Imagine the universe is a giant, high-stakes puzzle. For decades, physicists have been trying to solve it using a rulebook called the Standard Model. This rulebook explains almost everything we see: why apples fall, how stars shine, and what holds atoms together. But there's a problem. The rulebook has some missing pages. It can't explain things like "Dark Matter" (the invisible glue holding galaxies together) or why the universe has more matter than antimatter.
Enter the Axion (or ALP, Axion-Like Particle). Think of the Axion as a "ghost particle" that physicists suspect exists to fill in those missing pages. It's a hypothetical particle that is incredibly light, very shy, and interacts weakly with normal matter.
This paper is like a detective story where the authors (a team from Dalian University of Technology) are trying to catch this ghost particle at the Large Hadron Collider (LHC), the world's biggest particle smasher in Switzerland.
Here is the story of their hunt, broken down simply:
1. The Crime Scene: The LHC
The LHC smashes protons together at nearly the speed of light. It's like firing two handfuls of marbles at each other so hard that they shatter into a billion tiny pieces. Usually, these pieces follow the Standard Model rules. But the physicists are hoping that sometimes, a "ghost" (the Axion) pops out of the wreckage.
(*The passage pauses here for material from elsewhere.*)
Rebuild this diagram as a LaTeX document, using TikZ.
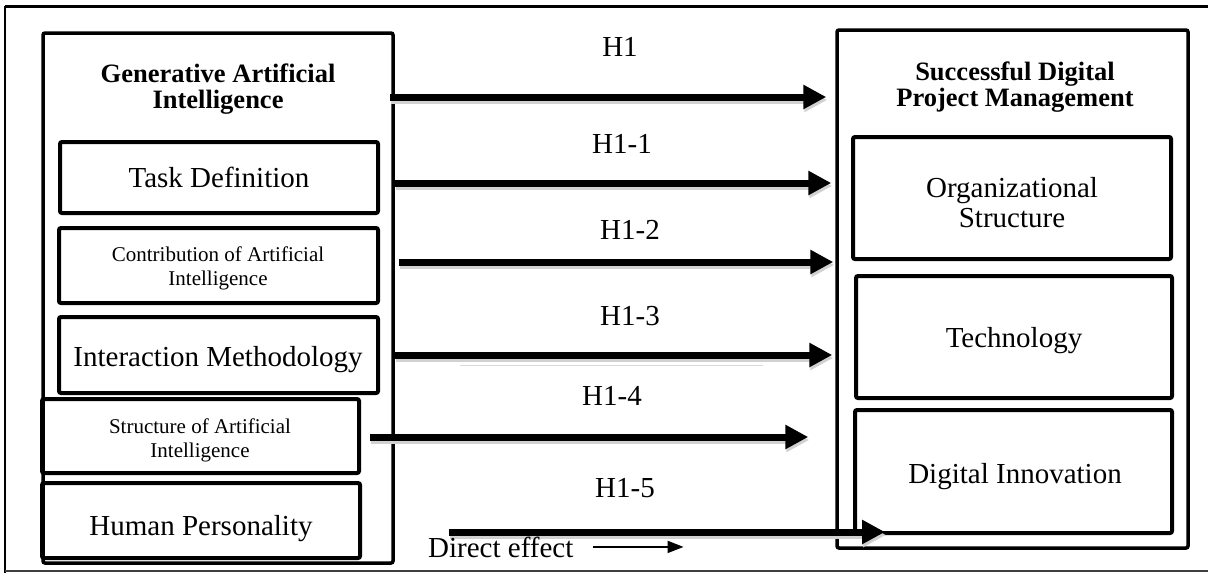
\documentclass[tikz,border=0pt]{standalone}
\usepackage{fontspec}
\setmainfont{Liberation Serif}
\usetikzlibrary{arrows.meta}
\newcommand\fsA{\fontsize{29}{30}\selectfont}
\newcommand\fsB{\fontsize{26.5}{26}\selectfont\bfseries}
\newcommand\fsC{\fontsize{21}{23.5}\selectfont}
\begin{document}
\begin{tikzpicture}[x=1pt,y=-1pt,
  box/.style={draw, line width=4pt, rounded corners=2pt, inner sep=0pt},
  bigbox/.style={draw, line width=3.5pt, rounded corners=2pt, inner sep=0pt},
  txt/.style={inner sep=0pt, font=\fsA},
  ttl/.style={inner sep=0pt, font=\fsB, align=center, anchor=north},
  sml/.style={inner sep=0pt, font=\fsC, align=center, anchor=north},
  hyp/.style={line width=7pt, -{Triangle[length=23pt,width=23pt]}},
  shd/.style={line width=7pt, draw=black!18, -{Triangle[length=23pt,width=23pt]}, transform canvas={shift={(1pt,-3pt)}}},
  thinarrow/.style={line width=1.8pt, -{Triangle[length=16pt,width=12pt]}}
]
\useasboundingbox (0,0) rectangle (1208,573);
% outer frame
\draw[line width=3pt] (5,6) -- (1208,6);
\draw[line width=2pt] (5,6) -- (5,573);
\draw[line width=1.5pt, black!75] (5,571) -- (1208,571);

% left group
\node[bigbox, minimum width=350pt, minimum height=530pt] (gai) at (218,298) {};
\node[ttl] (gait) at (218,64) {Generative Artificial\\Intelligence};
\node[box, minimum width=318pt, minimum height=71pt] (task) at (219,177.5) {};
\node[txt, anchor=base] at (219,187) {Task Definition};
\node[box, minimum width=319pt, minimum height=75pt] (contr) at (218.5,265.5) {};
\node[sml] at (218,247) {Contribution of Artificial\\Intelligence};
\node[box, minimum width=319pt, minimum height=76pt] (inter) at (218.5,355) {};
\node[txt, anchor=base] at (218,366) {Interaction Methodology};
\node[box, minimum width=317pt, minimum height=74pt] (struc) at (200.5,436) {};
\node[sml] at (200,419) {Structure of Artificial\\Intelligence};
\node[box, minimum width=318pt, minimum height=75pt] (human) at (201,520.5) {};
\node[txt, anchor=base] at (201,535) {Human Personality};

% right group
\node[bigbox, minimum width=351pt, minimum height=518pt] (sdpm) at (1012.5,289) {};
\node[ttl] (sdpmt) at (1015,62) {Successful Digital\\Project Management};
\node[box, minimum width=318pt, minimum height=122pt] (org) at (1012,198) {};
\node[txt, align=center, anchor=north, font=\fontsize{29}{30}\selectfont] at (1012,177) {Organizational\\Structure};
\node[box, minimum width=316pt, minimum height=122pt] (tech) at (1014,337) {};
\node[txt, anchor=base] at (1014,347) {Technology};
\node[box, minimum width=317pt, minimum height=123pt] (dinn) at (1013.5,471.5) {};
\node[txt, anchor=base] at (1015,483) {Digital Innovation};

% faint line
\draw[black!15, line width=1pt] (460,365) -- (763,365);

% y levels
\coordinate (y0) at (0,97);
\coordinate (y1) at (0,183);
\coordinate (y2) at (0,262);
\coordinate (y3) at (0,355);
\coordinate (y4) at (0,437);
\coordinate (y5) at (0,532);

% shadows
\draw[shd] ([xshift=-5pt]gai.east |- y0) -- ([xshift=-9pt]sdpm.west |- y0);
\draw[shd] (gai.east |- y1) -- ([xshift=-4pt]sdpm.west |- y1);
\draw[shd] ([xshift=4pt]gai.east |- y2) -- ([xshift=-2pt]sdpm.west |- y2);
\draw[shd] (gai.east |- y3) -- ([xshift=-3pt]sdpm.west |- y3);
\draw[shd] ([xshift=9pt]struc.east |- y4) -- ([xshift=-27pt]sdpm.west |- y4);
\draw[shd] ([xshift=87pt]human.east |- y5) -- ([xshift=32pt]dinn.west |- y5);

% arrows
\draw[hyp] ([xshift=-5pt]gai.east |- y0) -- ([xshift=-9pt]sdpm.west |- y0);
\draw[hyp] (gai.east |- y1) -- ([xshift=-4pt]sdpm.west |- y1);
\draw[hyp] ([xshift=4pt]gai.east |- y2) -- ([xshift=-2pt]sdpm.west |- y2);
\draw[hyp] (gai.east |- y3) -- ([xshift=-3pt]sdpm.west |- y3);
\draw[hyp] ([xshift=9pt]struc.east |- y4) -- ([xshift=-27pt]sdpm.west |- y4);
\draw[hyp] ([xshift=87pt]human.east |- y5) -- ([xshift=32pt]dinn.west |- y5);

% labels
\node[txt, anchor=base] (l0) at (620,56) {H1};
\node[txt, anchor=base] (l1) at (622,153) {H1-1};
\node[txt, anchor=base] (l2) at (630,239) {H1-2};
\node[txt, anchor=base] (l3) at (630,325) {H1-3};
\node[txt, anchor=base] (l4) at (612,405) {H1-4};
\node[txt, anchor=base] (l5) at (625,497) {H1-5};

% legend
\node[txt, anchor=base west] (de) at (428,557) {Direct effect};
\coordinate (de1) at ([xshift=19pt]de.east);
\coordinate (de2) at ([xshift=110pt]de.east);
\draw[thinarrow] (de1) -- (de2);
\end{tikzpicture}
\end{document}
2. The Suspect's Signature: Lepton Flavor Violation
In the Standard Model, particles have "flavors," like different types of ice cream. An electron is "chocolate," and a muon is "vanilla." The rulebook says chocolate never turns into vanilla. They are separate families.
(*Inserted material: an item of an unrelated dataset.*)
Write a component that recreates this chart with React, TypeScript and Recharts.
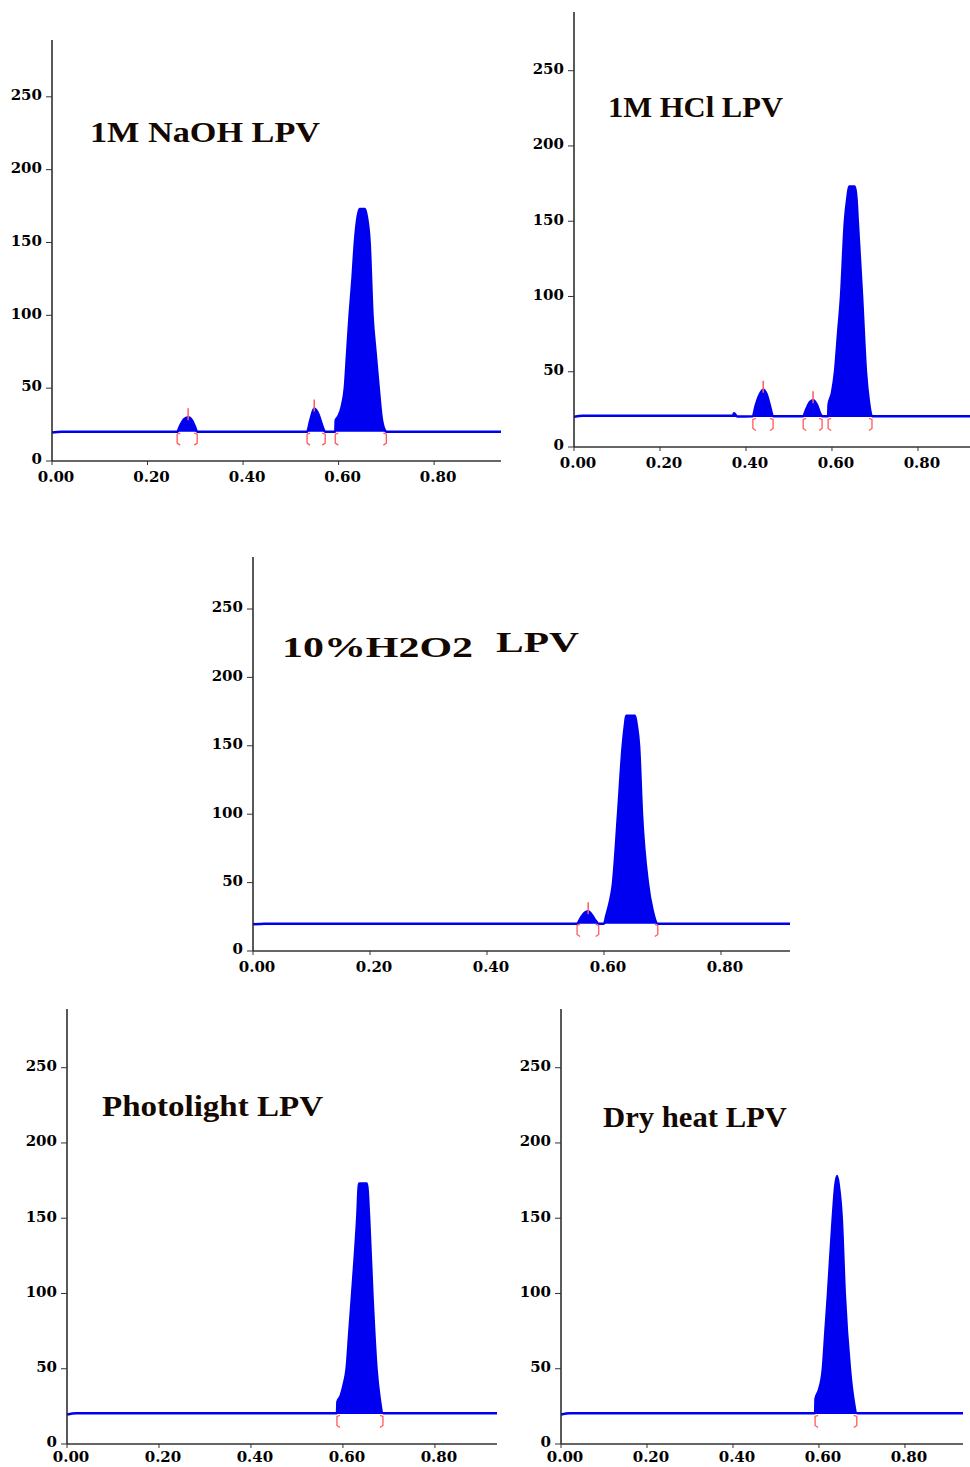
import React from 'react';
import { ComposedChart, Area, Scatter, XAxis, YAxis } from 'recharts';

const rtTicks = [0, 0.2, 0.4, 0.6, 0.8];
const signalTicks = [0, 50, 100, 150, 200, 250];

// 1M NaOH
const naohRt = [0, 0.02, 0.262, 0.268, 0.276, 0.285, 0.293, 0.3, 0.304, 0.534, 0.54, 0.549, 0.558, 0.566, 0.572, 0.593, 0.594, 0.6, 0.607, 0.613, 0.618, 0.623, 0.629, 0.634, 0.64, 0.644, 0.655, 0.659, 0.665, 0.671, 0.677, 0.684, 0.69, 0.697, 0.7, 0.94];
const naohSignal = [19.5, 20, 20, 24, 28.5, 30, 28, 23, 20, 20, 27, 36, 32, 24, 20, 20, 28, 31, 38, 50, 75, 100, 125, 150, 168, 173, 173, 168, 150, 100, 76, 50, 30, 21, 20, 20];
const naohStarts = [0.262, 0.534, 0.593];
const naohEnds = [0.304, 0.572, 0.7];
const naohApexRt = [0.285, 0.549];
const naohApexSignal = [30, 36];

// 1M HCl
const hclRt = [0, 0.02, 0.37, 0.372, 0.38, 0.416, 0.422, 0.432, 0.44, 0.448, 0.456, 0.463, 0.533, 0.54, 0.549, 0.556, 0.565, 0.573, 0.577, 0.591, 0.592, 0.6, 0.607, 0.614, 0.621, 0.63, 0.636, 0.64, 0.653, 0.657, 0.66, 0.67, 0.679, 0.686, 0.693, 0.921];
const hclSignal = [20, 20.8, 20.8, 22.5, 20.2, 20.5, 27, 35, 38, 35, 27, 20.5, 20.5, 25, 30, 31, 28, 22, 20.5, 20.5, 28, 36, 50, 75, 100, 150, 166, 173, 173, 165, 150, 100, 50, 30, 20.5, 20.5];
const hclStarts = [0.416, 0.533, 0.591];
const hclEnds = [0.463, 0.577, 0.693];
const hclApexRt = [0.44, 0.556];
const hclApexSignal = [38, 31];

// 10% H2O2
const h2o2Rt = [0, 0.02, 0.554, 0.56, 0.567, 0.573, 0.58, 0.586, 0.591, 0.6, 0.604, 0.61, 0.615, 0.624, 0.632, 0.636, 0.638, 0.653, 0.656, 0.66, 0.665, 0.675, 0.683, 0.692, 0.918];
const h2o2Signal = [19.5, 20, 20, 24, 28, 29, 26, 22, 20, 20, 26, 36, 48, 100, 150, 166, 172, 172, 165, 150, 100, 50, 30, 20, 20];
const h2o2Starts = [0.554];
const h2o2Ends = [0.591, 0.692];
const h2o2ApexRt = [0.573];
const h2o2ApexSignal = [29];

// Photolight
const photoRt = [0, 0.02, 0.587, 0.588, 0.595, 0.602, 0.608, 0.614, 0.62, 0.631, 0.635, 0.652, 0.657, 0.664, 0.673, 0.68, 0.687, 0.935];
const photoSignal = [19.5, 20.5, 20.5, 28, 32, 40, 50, 75, 100, 150, 173, 173, 150, 100, 50, 30, 20.5, 20.5];
const photoStarts = [0.587];
const photoEnds = [0.687];

// Dry heat
const dryRt = [0, 0.02, 0.591, 0.592, 0.6, 0.609, 0.615, 0.621, 0.632, 0.638, 0.642, 0.646, 0.653, 0.66, 0.672, 0.68, 0.688, 0.935];
const drySignal = [19.5, 20.5, 20.5, 30, 36, 50, 75, 100, 150, 172, 178, 172, 150, 100, 50, 30, 20.5, 20.5];
const dryStarts = [0.591];
const dryEnds = [0.688];

const Y_W = 50;
const X_H = 32;
const BRACKET_LEVEL = 15;
const BLUE = '#0000f0';
const MARK = '#ff5a5a';

const zip = (rt: number[], sig: number[]) => rt.map((r, i) => ({ rt: r, sig: sig[i] }));

const panels = [
  { title: ['1M NaOH LPV'], left: 52, top: 40, zero: 461, right: 501, xMax: 0.94, yMax: 289, labelGap: 6, rt: naohRt, sig: naohSignal, starts: naohStarts, ends: naohEnds, apexRt: naohApexRt, apexSig: naohApexSignal },
  { title: ['1M HCl LPV'], left: 574, top: 12, zero: 447, right: 970, xMax: 0.921, yMax: 289, labelGap: 6, rt: hclRt, sig: hclSignal, starts: hclStarts, ends: hclEnds, apexRt: hclApexRt, apexSig: hclApexSignal },
  { title: ['10%H2O2', 'LPV'], left: 253, top: 557, zero: 951, right: 790, xMax: 0.918, yMax: 288, labelGap: 6, rt: h2o2Rt, sig: h2o2Signal, starts: h2o2Starts, ends: h2o2Ends, apexRt: h2o2ApexRt, apexSig: h2o2ApexSignal },
  { title: ['Photolight LPV'], left: 67, top: 1009, zero: 1444, right: 497, xMax: 0.935, yMax: 289, labelGap: 3, rt: photoRt, sig: photoSignal, starts: photoStarts, ends: photoEnds, apexRt: [] as number[], apexSig: [] as number[] },
  { title: ['Dry heat LPV'], left: 561, top: 1009, zero: 1444, right: 963, xMax: 0.935, yMax: 289, labelGap: 3, rt: dryRt, sig: drySignal, starts: dryStarts, ends: dryEnds, apexRt: [] as number[], apexSig: [] as number[] },
];

// title placement: x, baseline, fontSize, textLength
const titleLayout = [
  [[90, 142, 30, 230]],
  [[608, 117, 29, 175]],
  [[282, 657, 30, 191], [496, 652, 29, 83]],
  [[102, 1116, 29, 221]],
  [[603, 1127, 30, 184]],
];

const Bracket = (props: any) => {
  const { cx, cy, payload } = props;
  if (cx == null || cy == null) return null;
  const d = payload.side === 'L' ? 1 : -1;
  return (
    <path
      d={`M${cx + 3 * d},${cy - 6} L${cx},${cy - 5} L${cx},${cy + 4} L${cx + 3 * d},${cy + 6}`}
      stroke={MARK}
      strokeWidth={1.3}
      fill="none"
    />
  );
};

const ApexTick = (props: any) => {
  const { cx, cy } = props;
  if (cx == null || cy == null) return null;
  return <line x1={cx} x2={cx} y1={cy - 9} y2={cy + 3} stroke={MARK} strokeWidth={1.5} />;
};

const tickFont = { fontFamily: 'DejaVu Serif', fontWeight: 'bold', fontSize: 15, fill: '#000' };

function Panel({ p }: { p: (typeof panels)[number] }) {
  const data = zip(p.rt, p.sig);
  const brackets = [
    ...p.starts.map((r) => ({ rt: r, sig: BRACKET_LEVEL, side: 'L' })),
    ...p.ends.map((r) => ({ rt: r, sig: BRACKET_LEVEL, side: 'R' })),
  ];
  const apexes = zip(p.apexRt, p.apexSig);
  const width = p.right - p.left + Y_W;
  const height = p.zero - p.top + X_H;
  return (
    <div style={{ position: 'absolute', left: p.left - Y_W, top: p.top, width, height }}>
      <ComposedChart width={width} height={height} data={data} margin={{ top: 0, right: 0, bottom: 0, left: 0 }}>
        <XAxis
          dataKey="rt"
          type="number"
          domain={[0, p.xMax]}
          ticks={rtTicks}
          interval={0}
          allowDataOverflow
          tickFormatter={(v: number) => v.toFixed(2)}
          height={X_H}
          axisLine={{ stroke: '#333', strokeWidth: 1.5 }}
          tickLine={{ stroke: '#333' }}
          tickSize={4}
          tickMargin={p.labelGap}
          tick={{ ...tickFont, dx: 4 }}
        />
        <YAxis
          type="number"
          domain={[0, p.yMax]}
          ticks={signalTicks}
          interval={0}
          allowDataOverflow
          width={Y_W}
          axisLine={{ stroke: '#222', strokeWidth: 1.5 }}
          tickLine={{ stroke: '#333' }}
          tickSize={6}
          tickMargin={4}
          tick={{ ...tickFont, dy: -2 }}
        />
        <Area
          type="monotone"
          dataKey="sig"
          baseValue={20}
          stroke={BLUE}
          strokeWidth={2.5}
          fill={BLUE}
          fillOpacity={1}
          dot={false}
          activeDot={false}
          isAnimationActive={false}
        />
        <Scatter data={brackets} dataKey="sig" shape={<Bracket />} isAnimationActive={false} />
        {apexes.length > 0 && (
          <Scatter data={apexes} dataKey="sig" shape={<ApexTick />} isAnimationActive={false} />
        )}
      </ComposedChart>
    </div>
  );
}

export default function App() {
  return (
    <div style={{ position: 'absolute', left: 0, top: 0, width: 970, height: 1467, background: '#fff', overflow: 'hidden' }}>
      {panels.map((p, i) => (
        <Panel key={i} p={p} />
      ))}
      <svg width={970} height={1467} style={{ position: 'absolute', left: 0, top: 0, pointerEvents: 'none' }}>
        {panels.map((p, i) =>
          p.title.map((t, j) => {
            const [x, y, fs, len] = titleLayout[i][j];
            return (
              <text
                key={`${i}-${j}`}
                x={x}
                y={y}
                fontSize={fs}
                fontFamily="'Liberation Serif', serif"
                fontWeight="bold"
                fill="#140800"
                textLength={len}
                lengthAdjust="spacingAndGlyphs"
              >
                {t}
              </text>
            );
          })
        )}
      </svg>
    </div>
  );
}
However, the Axion is a rebel. If it exists, it might have a special power: Lepton Flavor Violation (LFV). This means the Axion could act like a magical chameleon, turning a "chocolate" electron into a "vanilla" muon (or vice versa) instantly.
The Plan: The team wants to look for a very specific event:
- Two protons smash together.
- They create a ghostly Axion.
- The Axion immediately decays (dies) into one electron and one muon that shouldn't be together.
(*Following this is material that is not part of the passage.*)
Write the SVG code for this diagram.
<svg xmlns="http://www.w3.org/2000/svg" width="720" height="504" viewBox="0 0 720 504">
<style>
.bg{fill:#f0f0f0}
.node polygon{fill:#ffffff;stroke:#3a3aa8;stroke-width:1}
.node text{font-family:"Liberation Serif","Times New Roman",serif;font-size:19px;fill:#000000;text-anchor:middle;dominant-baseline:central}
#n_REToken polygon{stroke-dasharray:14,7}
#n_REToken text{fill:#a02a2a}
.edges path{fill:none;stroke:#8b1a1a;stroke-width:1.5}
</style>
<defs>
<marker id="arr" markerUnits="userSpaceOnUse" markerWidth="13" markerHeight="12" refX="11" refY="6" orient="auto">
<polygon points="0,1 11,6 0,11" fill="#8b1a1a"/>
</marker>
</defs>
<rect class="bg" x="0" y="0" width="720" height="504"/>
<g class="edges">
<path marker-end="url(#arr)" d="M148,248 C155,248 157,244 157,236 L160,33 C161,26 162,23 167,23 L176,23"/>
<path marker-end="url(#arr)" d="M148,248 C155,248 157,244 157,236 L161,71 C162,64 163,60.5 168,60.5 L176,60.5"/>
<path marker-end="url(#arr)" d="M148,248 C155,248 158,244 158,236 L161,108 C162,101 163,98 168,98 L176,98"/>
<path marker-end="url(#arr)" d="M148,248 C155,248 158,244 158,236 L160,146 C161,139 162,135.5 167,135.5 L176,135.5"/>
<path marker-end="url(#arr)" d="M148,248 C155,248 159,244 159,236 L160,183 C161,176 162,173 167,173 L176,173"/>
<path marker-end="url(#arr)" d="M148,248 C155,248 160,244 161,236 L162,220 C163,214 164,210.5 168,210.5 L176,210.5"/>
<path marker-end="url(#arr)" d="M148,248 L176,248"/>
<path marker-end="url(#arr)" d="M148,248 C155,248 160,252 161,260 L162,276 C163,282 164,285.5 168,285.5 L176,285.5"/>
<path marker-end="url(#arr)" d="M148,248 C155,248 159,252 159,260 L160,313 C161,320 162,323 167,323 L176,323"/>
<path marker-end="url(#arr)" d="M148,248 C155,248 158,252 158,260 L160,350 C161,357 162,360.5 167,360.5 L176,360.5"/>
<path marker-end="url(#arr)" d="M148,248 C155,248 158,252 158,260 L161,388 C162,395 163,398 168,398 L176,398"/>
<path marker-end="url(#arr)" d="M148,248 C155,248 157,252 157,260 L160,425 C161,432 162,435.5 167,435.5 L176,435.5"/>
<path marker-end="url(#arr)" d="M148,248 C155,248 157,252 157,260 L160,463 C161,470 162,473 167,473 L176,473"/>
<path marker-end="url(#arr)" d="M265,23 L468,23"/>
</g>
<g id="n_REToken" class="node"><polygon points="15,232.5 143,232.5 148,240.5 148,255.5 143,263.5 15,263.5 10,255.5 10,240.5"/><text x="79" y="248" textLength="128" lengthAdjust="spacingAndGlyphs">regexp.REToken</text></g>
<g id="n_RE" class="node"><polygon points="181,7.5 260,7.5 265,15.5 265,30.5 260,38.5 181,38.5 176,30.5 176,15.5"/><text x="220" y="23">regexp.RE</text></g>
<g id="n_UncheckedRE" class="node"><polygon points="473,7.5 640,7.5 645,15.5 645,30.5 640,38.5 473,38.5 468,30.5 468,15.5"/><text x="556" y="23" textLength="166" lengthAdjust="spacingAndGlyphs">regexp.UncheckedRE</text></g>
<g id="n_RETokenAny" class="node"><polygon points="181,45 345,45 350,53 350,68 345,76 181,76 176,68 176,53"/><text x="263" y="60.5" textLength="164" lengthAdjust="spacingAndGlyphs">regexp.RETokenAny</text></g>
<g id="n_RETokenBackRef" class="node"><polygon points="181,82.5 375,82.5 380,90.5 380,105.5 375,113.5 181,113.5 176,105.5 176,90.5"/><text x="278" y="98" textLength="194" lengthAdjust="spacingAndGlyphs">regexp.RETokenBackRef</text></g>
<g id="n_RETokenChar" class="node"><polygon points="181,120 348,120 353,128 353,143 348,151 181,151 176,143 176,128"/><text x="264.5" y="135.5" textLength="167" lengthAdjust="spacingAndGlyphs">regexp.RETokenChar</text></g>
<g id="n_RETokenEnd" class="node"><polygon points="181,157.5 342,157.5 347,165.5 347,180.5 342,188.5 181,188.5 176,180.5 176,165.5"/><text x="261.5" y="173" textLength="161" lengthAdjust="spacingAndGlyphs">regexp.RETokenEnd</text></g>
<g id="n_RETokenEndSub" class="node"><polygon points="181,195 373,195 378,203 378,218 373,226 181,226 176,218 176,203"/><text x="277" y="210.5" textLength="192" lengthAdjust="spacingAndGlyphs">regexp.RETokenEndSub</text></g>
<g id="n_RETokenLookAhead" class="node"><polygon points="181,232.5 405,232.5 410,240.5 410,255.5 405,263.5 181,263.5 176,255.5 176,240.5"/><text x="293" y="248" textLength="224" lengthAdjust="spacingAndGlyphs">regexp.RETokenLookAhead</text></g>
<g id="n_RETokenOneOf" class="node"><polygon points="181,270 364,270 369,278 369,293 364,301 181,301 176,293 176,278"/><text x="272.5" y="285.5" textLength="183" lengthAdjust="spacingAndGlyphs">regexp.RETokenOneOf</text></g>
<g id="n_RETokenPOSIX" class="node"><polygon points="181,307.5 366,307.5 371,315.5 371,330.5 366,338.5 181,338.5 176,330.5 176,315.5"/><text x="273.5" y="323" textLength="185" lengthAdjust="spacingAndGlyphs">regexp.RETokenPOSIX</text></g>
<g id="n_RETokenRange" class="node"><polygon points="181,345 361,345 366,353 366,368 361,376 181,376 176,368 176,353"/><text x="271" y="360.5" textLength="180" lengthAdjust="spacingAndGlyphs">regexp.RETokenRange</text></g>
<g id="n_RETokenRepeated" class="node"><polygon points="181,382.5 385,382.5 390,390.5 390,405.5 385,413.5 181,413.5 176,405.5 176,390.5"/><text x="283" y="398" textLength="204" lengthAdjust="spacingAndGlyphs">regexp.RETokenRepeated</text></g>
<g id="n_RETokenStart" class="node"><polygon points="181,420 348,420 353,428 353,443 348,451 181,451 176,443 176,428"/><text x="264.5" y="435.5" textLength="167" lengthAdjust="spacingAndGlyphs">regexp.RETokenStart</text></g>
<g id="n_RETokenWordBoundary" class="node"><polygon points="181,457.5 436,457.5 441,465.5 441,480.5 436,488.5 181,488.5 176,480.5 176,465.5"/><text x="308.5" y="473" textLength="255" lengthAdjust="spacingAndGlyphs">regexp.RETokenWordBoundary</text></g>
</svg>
Finding an electron and a muon born from the same parent particle would be like finding a chocolate chip cookie that suddenly turned into a vanilla cupcake in mid-air. It would be undeniable proof of new physics.
3. The Strategy: How to Catch the Ghost
The Axion is hard to catch because it's so quiet. The team had to figure out the best way to make it appear and how to spot it.
- Making the Ghost: They realized the best way to create an Axion is by smashing gluons (the particles that hold quarks together) together. It's like using a specific type of hammer to knock a specific nail out of a wall. This method produces the most Axions.
- The Filter: The LHC is a noisy place. Every second, billions of "normal" events happen that look similar to what they want. It's like trying to hear a whisper in a rock concert.
- The Noise: The main background noise comes from "Top Quarks" and "W Bosons" decaying into electrons and muons.
- The Filter: The team used a computer simulation to set up "security checkpoints." They looked for two specific clues:
- Missing Energy: The Axion might leave behind a specific amount of "missing" energy (like a thief leaving a hole in the wall).
- The Mass Match: The electron and muon should have a combined weight (mass) that matches the Axion exactly. It's like finding two puzzle pieces that fit together perfectly to form a picture of a specific size, while all the other pieces in the room are random shapes.
4. The Results: A New Map
The team ran their simulation for two scenarios:
- Now: The current power of the LHC.
- Future: The "High-Luminosity" upgrade (a super-charged version of the LHC coming soon).
What they found:
- The Sweet Spot: They found that if the Axion exists and weighs between 5 and 1000 GeV (a specific range of heaviness), their method is incredibly good at finding it.
- Better than Before: Their method is much more sensitive than previous searches for lighter Axions (below 100 GeV) and covers a wider range than other studies.
- The Heavy Limit: If the Axion is very heavy (over 350 GeV), it gets harder to find because it starts decaying into other heavy particles (like top quarks) instead of the electron-muon pair. But for the "middle-weight" range, they have set the tightest rules yet.
The Big Picture Analogy
Imagine you are looking for a specific type of rare bird (the Axion) in a massive forest (the LHC).
- Other scientists have been looking for this bird by listening for its song, but the forest is too noisy.
- This team realized that if you shake a specific type of tree (gluon fusion), this bird is forced to fly out.
- They also realized this bird has a unique feather pattern: it always drops a red feather (electron) and a blue feather (muon) together.
- By setting up cameras that only record when a red and blue feather fall together in a specific spot, they can ignore all the other birds and leaves in the forest.
Conclusion
This paper doesn't say, "We found the Axion." Instead, it says, "We have built the best possible net to catch this Axion if it exists in this specific weight range."
If the Axion is out there, hiding in the 5–1000 GeV range, this study shows that the LHC (especially the future upgraded version) has a very high chance of catching it. If they don't find it, they will have proven that the Axion isn't hiding in that range, forcing physicists to look elsewhere. Either way, it's a win for science!